- [Supplied material]
<<<<

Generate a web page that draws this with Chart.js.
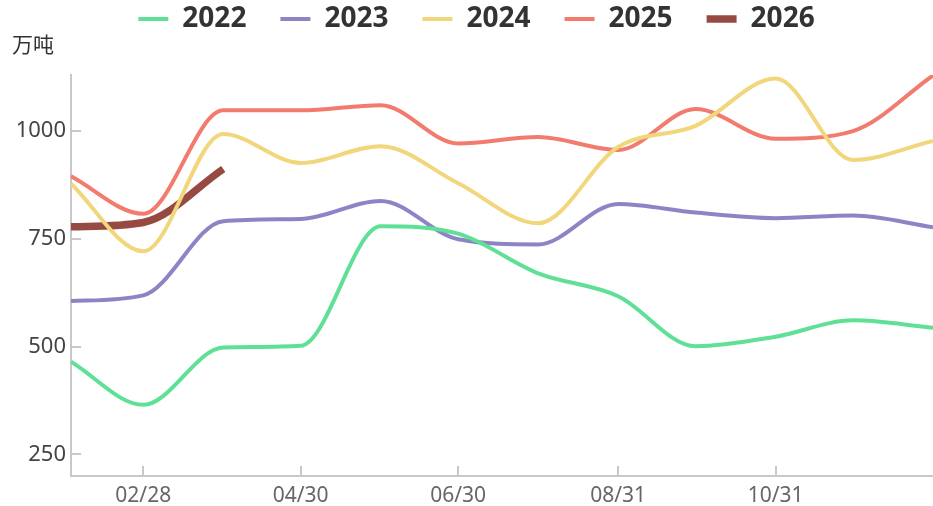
<!DOCTYPE html>
<html>
<head>
<meta charset="utf-8">
<script src="https://cdn.jsdelivr.net/npm/chart.js@4/dist/chart.umd.min.js"></script>
<style>
  html, body { margin: 0; padding: 0; background: #fff; }
  #wrap { width: 933px; height: 506px; position: relative; }
</style>
</head>
<body>
<div id="wrap"><canvas id="chart"></canvas></div>
<script>
const UNIT = '万吨';
const categories = ['01/31', '02/28', '03/31', '04/30', '05/31', '06/30', '07/31', '08/31', '09/30', '10/31', '11/30', '12/31'];
const tickLabels = ['02/28', '04/30', '06/30', '08/31', '10/31'];
const yTicks = [250, 500, 750, 1000];

const s2022 = [465, 365, 498, 502, 779, 762, 670, 617, 501, 523, 561, 544];
const s2023 = [606, 619, 791, 796, 838, 749, 737, 831, 811, 798, 804, 777];
const s2024 = [878, 721, 993, 926, 965, 879, 786, 963, 1012, 1122, 933, 977];
const s2025 = [895, 808, 1048, 1048, 1060, 971, 986, 956, 1051, 982, 1000, 1129];
const s2026 = [778, 788, 912];

const COLORS = {
  2022: '#5fe096',
  2023: '#8c85c5',
  2024: '#f1d67b',
  2025: '#f27b6d',
  2026: '#974a41',
};

// 'MM/DD' -> day of year (non-leap), so the x axis is spaced by date
function dayOfYear(md) {
  const [m, d] = md.split('/').map(Number);
  return (Date.UTC(2023, m - 1, d) - Date.UTC(2023, 0, 0)) / 86400000;
}

function pointsOf(values) {
  return values.map((v, i) => ({ x: dayOfYear(categories[i]), y: v }));
}

function lineDataset(label, values, width) {
  return {
    label,
    data: pointsOf(values),
    borderColor: COLORS[label],
    backgroundColor: COLORS[label],
    borderWidth: width,
    pointRadius: 0,
    pointHoverRadius: 0,
    cubicInterpolationMode: 'monotone',
    fill: false,
    pointStyle: 'line',
  };
}

// legend: extra room below it, and nudged right a little
const legendPlacement = {
  id: 'legendPlacement',
  beforeInit(chart) {
    const legend = chart.legend;
    const fit = legend.fit;
    legend.fit = function () {
      fit.call(this);
      this.height += 32;
    };
    const draw = legend.draw;
    legend.draw = function (...args) {
      this.ctx.save();
      this.ctx.translate(10, 0);
      draw.apply(this, args);
      this.ctx.restore();
    };
  },
};

const unitLabel = {
  id: 'unitLabel',
  afterDraw(chart) {
    const { ctx } = chart;
    ctx.save();
    ctx.font = '21px "Noto Sans CJK SC"';
    ctx.fillStyle = '#333';
    ctx.textAlign = 'left';
    ctx.textBaseline = 'middle';
    ctx.fillText(UNIT, 12, 44);
    ctx.restore();
  },
};

const tickDays = tickLabels.map(dayOfYear);
const labelByDay = {};
tickLabels.forEach((t) => { labelByDay[dayOfYear(t)] = t; });

new Chart(document.getElementById('chart'), {
  type: 'line',
  data: {
    datasets: [
      lineDataset('2022', s2022, 4),
      lineDataset('2023', s2023, 4),
      lineDataset('2024', s2024, 4),
      lineDataset('2025', s2025, 4),
      lineDataset('2026', s2026, 7.5),
    ],
  },
  plugins: [legendPlacement, unitLabel],
  options: {
    responsive: true,
    maintainAspectRatio: false,
    animation: false,
    layout: { padding: { top: -29, left: 0, right: 0, bottom: 0 } },
    plugins: {
      tooltip: { enabled: false },
      legend: {
        position: 'top',
        align: 'center',
        labels: {
          usePointStyle: true,
          pointStyleWidth: 30,
          padding: 34,
          color: '#333',
          font: { family: '"Noto Sans"', size: 28, weight: 'bold' },
        },
      },
    },
    scales: {
      x: {
        type: 'linear',
        min: dayOfYear(categories[0]),
        max: dayOfYear(categories[categories.length - 1]),
        afterBuildTicks(scale) {
          scale.ticks = tickDays.map((v) => ({ value: v }));
        },
        afterFit(scale) {
          scale.height = 30;
        },
        ticks: {
          padding: 17,
          color: '#666',
          font: { family: '"Noto Sans"', size: 21 },
          callback: (v) => labelByDay[v] || '',
        },
        grid: {
          drawOnChartArea: false,
          drawTicks: true,
          tickLength: -10,
          color: '#c8c8c8',
          lineWidth: 2,
        },
        border: { color: '#c8c8c8', width: 2 },
      },
      y: {
        min: 200,
        max: 1130,
        afterBuildTicks(scale) {
          scale.ticks = yTicks.map((v) => ({ value: v }));
        },
        afterFit(scale) {
          scale.width = 71;
        },
        ticks: {
          padding: 15,
          color: '#444',
          font: { family: '"Noto Sans"', size: 22 },
          callback: (v) => String(v),
        },
        grid: {
          drawOnChartArea: false,
          drawTicks: true,
          tickLength: -10,
          color: '#c8c8c8',
          lineWidth: 2,
        },
        border: { color: '#c8c8c8', width: 2 },
      },
    },
  },
});
</script>
</body>
</html>
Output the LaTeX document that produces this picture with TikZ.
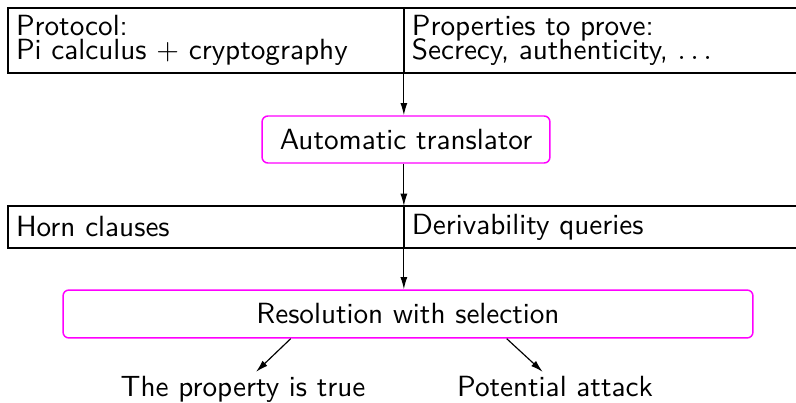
\documentclass[tikz,border=0pt]{standalone}
\usetikzlibrary{arrows.meta,calc}
\definecolor{stagepink}{RGB}{255,0,255}
\tikzset{
  cell/.style = {draw, line width=0.45pt, anchor=north west, align=left, outer sep=0pt,
    text width=130.1pt, inner xsep=2.74pt, inner ysep=0pt},
  stage/.style = {draw=stagepink, line width=0.5pt, rounded corners=2pt, inner sep=0pt},
  result/.style = {anchor=base, inner sep=0pt},
  flow/.style = {-{Latex[length=4.2pt,width=2.4pt]}, line width=0.4pt},
}
\begin{document}
\begin{tikzpicture}[x=0.3425pt, y=-0.3425pt, font=\sffamily]
  \useasboundingbox (0,0) rectangle (796,402);
  \def\tightlines{\fontsize{10pt}{8.2pt}\selectfont\lineskiplimit=-5pt}%

  \node[cell, minimum height=22.3pt, font=\sffamily\tightlines] (proto) at (8,8)
    {Protocol:\\Pi calculus $+$ cryptography};
  \node[cell, minimum height=22.3pt, font=\sffamily\tightlines] (props) at (proto.north east)
    {Properties to prove:\\Secrecy, authenticity, $\ldots$};
  \node[stage, minimum width=98.6pt, minimum height=16.1pt] (trans) at (406,139.5)
    {Automatic translator};
  \node[cell, minimum height=14.4pt] (horn) at (8,206) {Horn clauses};
  \node[cell, minimum height=14.4pt] (deriv) at (horn.north east) {Derivability queries};
  \node[stage, minimum width=236.3pt, minimum height=16.4pt] (resol) at (408,314)
    {Resolution with selection};
  \node[result] (true) at (243,396.7) {The property is true};
  \node[result] (attack) at (555,396.7) {Potential attack};

  \draw[flow] (proto.north east) -- (proto.north east |- trans.north);
  \draw[flow] (trans.south -| proto.east) -- (horn.north east);
  \draw[flow] (horn.north east) -- (horn.north east |- resol.north);
  \draw[flow] ($(resol.south)+(-117.3,0)$) -- ($(true.north)+(13,-4)$);
  \draw[flow] ($(resol.south)+(98.7,0)$) -- ($(attack.north)+(-12.3,-4)$);
\end{tikzpicture}
\end{document}
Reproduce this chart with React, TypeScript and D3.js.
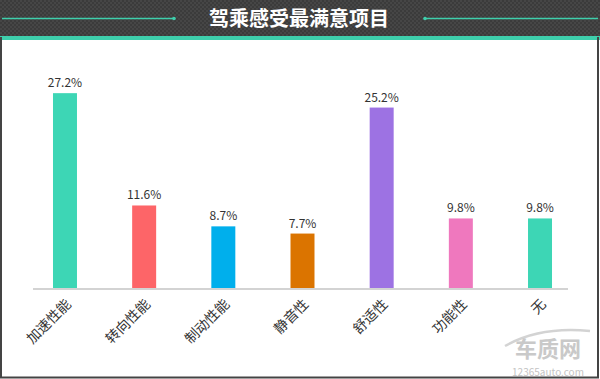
import React from "react";
import * as d3 from "d3";

const categories = ["加速性能", "转向性能", "制动性能", "静音性", "舒适性", "功能性", "无"];
const values = [27.2, 11.6, 8.7, 7.7, 25.2, 9.8, 9.8];
const colors = ["#3dd6b5", "#fd6568", "#00afec", "#db7400", "#9d72e3", "#ef78be", "#3dd6b5"];
const title = "驾乘感受最满意项目";

const W = 600;
const H = 379;
const FONT = "'Microsoft YaHei', 'Noto Sans CJK SC', 'Noto Sans', sans-serif";

export default function App() {
  const x = d3
    .scaleBand<string>()
    .domain(categories)
    .range([25.4, 579.6])
    .paddingInner(0.697)
    .paddingOuter(0.3485);
  const y = d3.scaleLinear().domain([0, 30]).range([289, 73]);

  return (
    <svg
      width={W}
      height={H}
      style={{ position: "absolute", left: 0, top: 0, background: "#fff" }}
      fontFamily={FONT}
    >
      <defs>
        <pattern id="chk" width="4" height="4" patternUnits="userSpaceOnUse">
          <rect width="4" height="4" fill="#3b3b3b" />
          <rect width="2" height="2" fill="#464646" />
          <rect x="2" y="2" width="2" height="2" fill="#464646" />
        </pattern>
      </defs>
      <rect x={0} y={0} width={W} height={H} fill="#fff" />
      {/* header */}
      <rect x={0} y={0} width={W} height={37} fill="url(#chk)" />
      <rect x={0} y={36} width={W} height={4} fill="#3ecfac" />
      <line x1={2} y1={18.5} x2={174} y2={18.5} stroke="#3ecfac" strokeWidth={1.5} />
      <circle cx={174} cy={18.5} r={1.8} fill="#3ecfac" />
      <line x1={425} y1={18.5} x2={598} y2={18.5} stroke="#3ecfac" strokeWidth={1.5} />
      <circle cx={425} cy={18.5} r={1.8} fill="#3ecfac" />
      <text
        x={299}
        y={25.5}
        textAnchor="middle"
        fill="#fff"
        fontSize={20}
        fontWeight="bold"
      >
        {title}
      </text>

      {/* border */}
      <line x1={1} y1={37} x2={1} y2={378} stroke="#444" strokeWidth={2} />
      <line x1={598} y1={37} x2={598} y2={378} stroke="#444" strokeWidth={2} />
      <line x1={0} y1={377.5} x2={599} y2={377.5} stroke="#444" strokeWidth={2} />

      {/* watermark */}
      <g opacity={0.9}>
        <path
          d="M 505 346 Q 540 326 590 331"
          fill="none"
          stroke="#cfcfcf"
          strokeWidth={2.5}
        />
        <text x={548} y={357} textAnchor="middle" fontSize={22} fontWeight="bold" fill="#c4c4c4">
          车质网
        </text>
        <text x={548} y={376} textAnchor="middle" fontSize={10} fill="#bdbdbd">
          12365auto.com
        </text>
      </g>

      {/* bars */}
      {categories.map((c, i) => (
        <rect
          key={c}
          x={x(c)}
          y={y(values[i])}
          width={x.bandwidth()}
          height={y(0) - y(values[i])}
          fill={colors[i]}
        />
      ))}

      {/* axis line */}
      <line x1={33} y1={289} x2={568} y2={289} stroke="#d3d3d3" strokeWidth={2} />

      {/* value labels */}
      {categories.map((c, i) => (
        <text
          key={c}
          x={(x(c) as number) + x.bandwidth() / 2}
          y={y(values[i]) - 6}
          textAnchor="middle"
          fontSize={12}
          fill="#333"
        >
          {values[i].toFixed(1)}%
        </text>
      ))}

      {/* category labels */}
      {categories.map((c) => {
        const cx = (x(c) as number) + x.bandwidth() / 2 + 7;
        const cy = 305;
        return (
          <text
            key={c}
            transform={`translate(${cx},${cy}) rotate(-45)`}
            textAnchor="end"
            fontSize={14}
            fill="#333"
          >
            {c}
          </text>
        );
      })}
    </svg>
  );
}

>>>>

- [Directive]
Copy exactly the material above from the line with "Reproduce this chart" to the line with "const y = d3.scaleLinear().domain([0, 30]).range([289, 73]);", ends included, and nothing else. Leave out any picture.

- [Task result]
Reproduce this chart with React, TypeScript and D3.js.
import React from "react";
import * as d3 from "d3";

const categories = ["加速性能", "转向性能", "制动性能", "静音性", "舒适性", "功能性", "无"];
const values = [27.2, 11.6, 8.7, 7.7, 25.2, 9.8, 9.8];
const colors = ["#3dd6b5", "#fd6568", "#00afec", "#db7400", "#9d72e3", "#ef78be", "#3dd6b5"];
const title = "驾乘感受最满意项目";

const W = 600;
const H = 379;
const FONT = "'Microsoft YaHei', 'Noto Sans CJK SC', 'Noto Sans', sans-serif";

export default function App() {
  const x = d3
    .scaleBand<string>()
    .domain(categories)
    .range([25.4, 579.6])
    .paddingInner(0.697)
    .paddingOuter(0.3485);
  const y = d3.scaleLinear().domain([0, 30]).range([289, 73]);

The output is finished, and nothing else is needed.